Drivers for ridesharing services head to a Chicago courtroom to defend themselves, as taxi drivers and legislators make moves to regulate ridesharing services. Charlie Wojciechowski reports.
Drivers from three of Chicago's ridesharing companies gathered at the Dirksen Federal Building Tuesday to file a motion to intervene in the lawsuit filed by a group of taxi owners.
Drivers from Lyft, uberX and Sidecar filed the motion seeking to dismiss the taxi owners' lawsuit that aims to regulate ridesharing.
The companies offer a smartphone app to connect riders with people offering a ride in their personal vehicle for a fee. The drivers don't have to pay for expensive city medallions like cab drivers do.
"There is no constitutional right to be free from competition," the rideshare drivers' attorney, Anthony Sanders, said. "And there is no constitutional right to have the government arrest your business competitors which is what the taxi cab companies are arguing."
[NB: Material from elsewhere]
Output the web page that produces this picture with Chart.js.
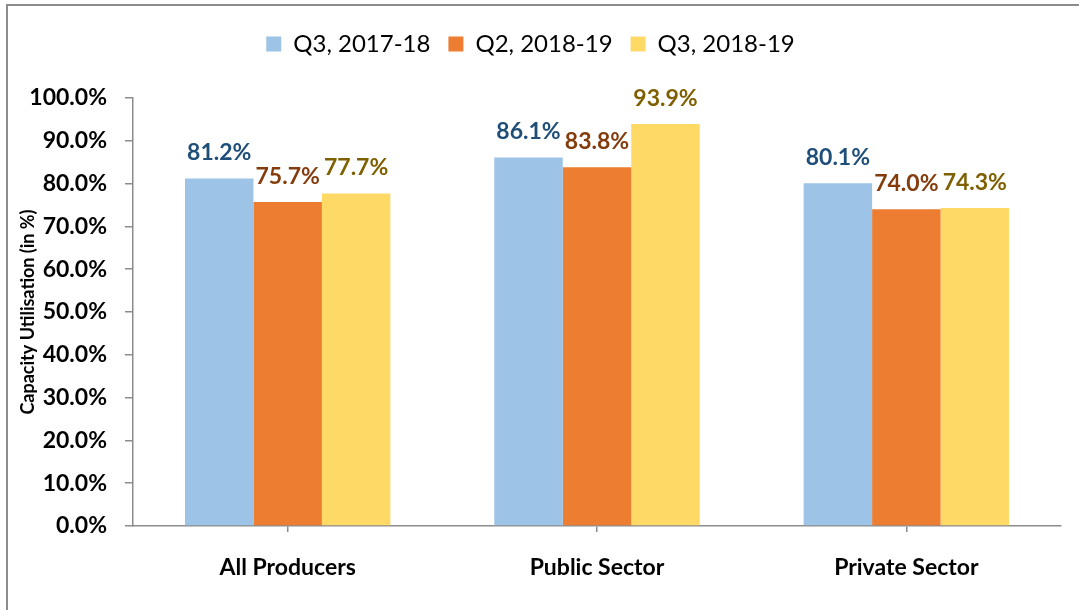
<!DOCTYPE html>
<html>
<head>
<meta charset="utf-8">
<script src="https://cdn.jsdelivr.net/npm/chart.js@4"></script>
<style>
  html, body { margin: 0; padding: 0; background: #fff; overflow: hidden; }
  #wrap { position: relative; width: 1079px; height: 610px; }
  #frame { position: absolute; left: 6px; top: 4px; width: 1200px; height: 800px;
           border: 2px solid #8c8c8c; pointer-events: none; }
</style>
</head>
<body>
<div id="wrap">
  <canvas id="myChart1" width="1079" height="610"></canvas>
  <div id="frame"></div>
</div>
<script>
var categories = ["All Producers", "Public Sector", "Private Sector"];
var seriesNames = ["Q3, 2017-18", "Q2, 2018-19", "Q3, 2018-19"];
var q3_2017_18 = [81.2, 86.1, 80.1];
var q2_2018_19 = [75.7, 83.8, 74.0];
var q3_2018_19 = [77.7, 93.9, 74.3];

var barColors = ["#9DC3E6", "#ED7D31", "#FFD966"];
var labelColors = ["#1F4E79", "#843C0C", "#7F6000"];
var axisColor = "#8c8c8c";

// value labels above bars
var barLabels = {
  id: 'barLabels',
  afterDatasetsDraw: function(chart) {
    var ctx = chart.ctx;
    ctx.save();
    ctx.font = "bold 23px Lato";
    ctx.textAlign = "center";
    ctx.textBaseline = "alphabetic";
    chart.data.datasets.forEach(function(ds, i) {
      chart.getDatasetMeta(i).data.forEach(function(bar, j) {
        ctx.fillStyle = labelColors[i];
        ctx.fillText(ds.data[j].toFixed(1) + "%", bar.x, bar.y - 18);
      });
    });
    ctx.restore();
  }
};

// make the legend taller so the plot starts lower
var legendHeight = {
  id: 'legendHeight',
  beforeInit: function(chart) {
    var fit = chart.legend.fit;
    chart.legend.fit = function() {
      fit.call(this);
      this.height = 84;
    };
  }
};

var ctx = document.getElementById("myChart1").getContext('2d');
var myChart = new Chart(ctx, {
  type: 'bar',
  data: {
    labels: categories,
    datasets: [
      { label: seriesNames[0], data: q3_2017_18, backgroundColor: barColors[0], borderWidth: 0 },
      { label: seriesNames[1], data: q2_2018_19, backgroundColor: barColors[1], borderWidth: 0 },
      { label: seriesNames[2], data: q3_2018_19, backgroundColor: barColors[2], borderWidth: 0 }
    ]
  },
  plugins: [barLabels, legendHeight],
  options: {
    responsive: false,
    animation: false,
    layout: { padding: { top: 14, right: 18, bottom: 0, left: 0 } },
    plugins: {
      legend: {
        position: 'top',
        labels: {
          boxWidth: 15,
          boxHeight: 15,
          padding: 18,
          color: '#000',
          font: { family: 'Lato', size: 24 }
        }
      },
      tooltip: { enabled: false }
    },
    datasets: {
      bar: { categoryPercentage: 0.664, barPercentage: 1.0 }
    },
    scales: {
      x: {
        afterFit: function(scale) { scale.height = 84; },
        grid: { display: true, drawOnChartArea: false, offset: false, tickLength: 6, color: axisColor, lineWidth: 1.5 },
        border: { display: true, color: axisColor, width: 1.5 },
        ticks: { color: '#000', padding: 22, font: { family: 'Lato', size: 23, weight: 'bold' } }
      },
      y: {
        min: 0,
        max: 100,
        afterFit: function(scale) { scale.width = 133; },
        grid: { display: true, drawOnChartArea: false, tickLength: 8, color: axisColor, lineWidth: 1.5 },
        border: { display: true, color: axisColor, width: 1.5 },
        ticks: {
          stepSize: 10,
          color: '#000',
          padding: 18,
          font: { family: 'Lato', size: 23, weight: 'bold' },
          callback: function(v) { return v.toFixed(1) + '%'; }
        },
        title: {
          display: true,
          text: 'Capacity Utilisation (in %)',
          color: '#000',
          padding: { top: 17, bottom: 0 },
          font: { family: 'Lato', size: 18, weight: 'bold' }
        }
      }
    }
  }
});
</script>
</body>
</html>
The taxi owners' suit claims rideshare companies are jeopardizing public health and safety, and alleges the city allows the companies to discriminate against passengers in low-income neighborhoods. The suit also says the city is "failing to enforce its own regulations for taxi services."
"That's essentially saying we're playing with two sets of rules," attorney Michael Shakman said. "This is an administration that understands public policy and has to realize that what it's doing is poor public policy."
Ridesharing drivers call the lawsuit baseless. and said they don't think the city should cave in to the cab companies’ demands.
Dan Burgess has been a rideshare driver for Uber X, Lyft and Sidecar for 11 months, and estimates he’s given about 500 rides in his Cubs-plated Hyundai.
“We’re not going to take the taxicab companies’ lawsuit sitting down, unless it ends with us sitting down in our cars picking up riders," Burgess said.
Burgess said smartphone-based ridesharing technology supports a cost-effective mode of transportation. "Chicago should be celebrating innovation, not debating whether or not to crush it.”
"That is simply what this case is about," Sanders said, "the taxi cab owners trying to prevent the public from having different options to move around the city."
Tuesday's motion to dismiss the lawsuit comes on the same day state lawmakers introduced legislation to establish Illinois standards for ridesharing services.
"If taxi drivers and chauffeur drivers are doing it, then they should be under the same regulation," 1st District Sen. Tony Munoz said.
Chicago has proposed its own set of rules for rideshare companies, but traditional taxi drivers like Bennett Dartey say more needs to be done, because the new services are taking money out of his pocket.
"They are taking a lot of business from us. It's slow, and they are making a lot of money," Dartey said.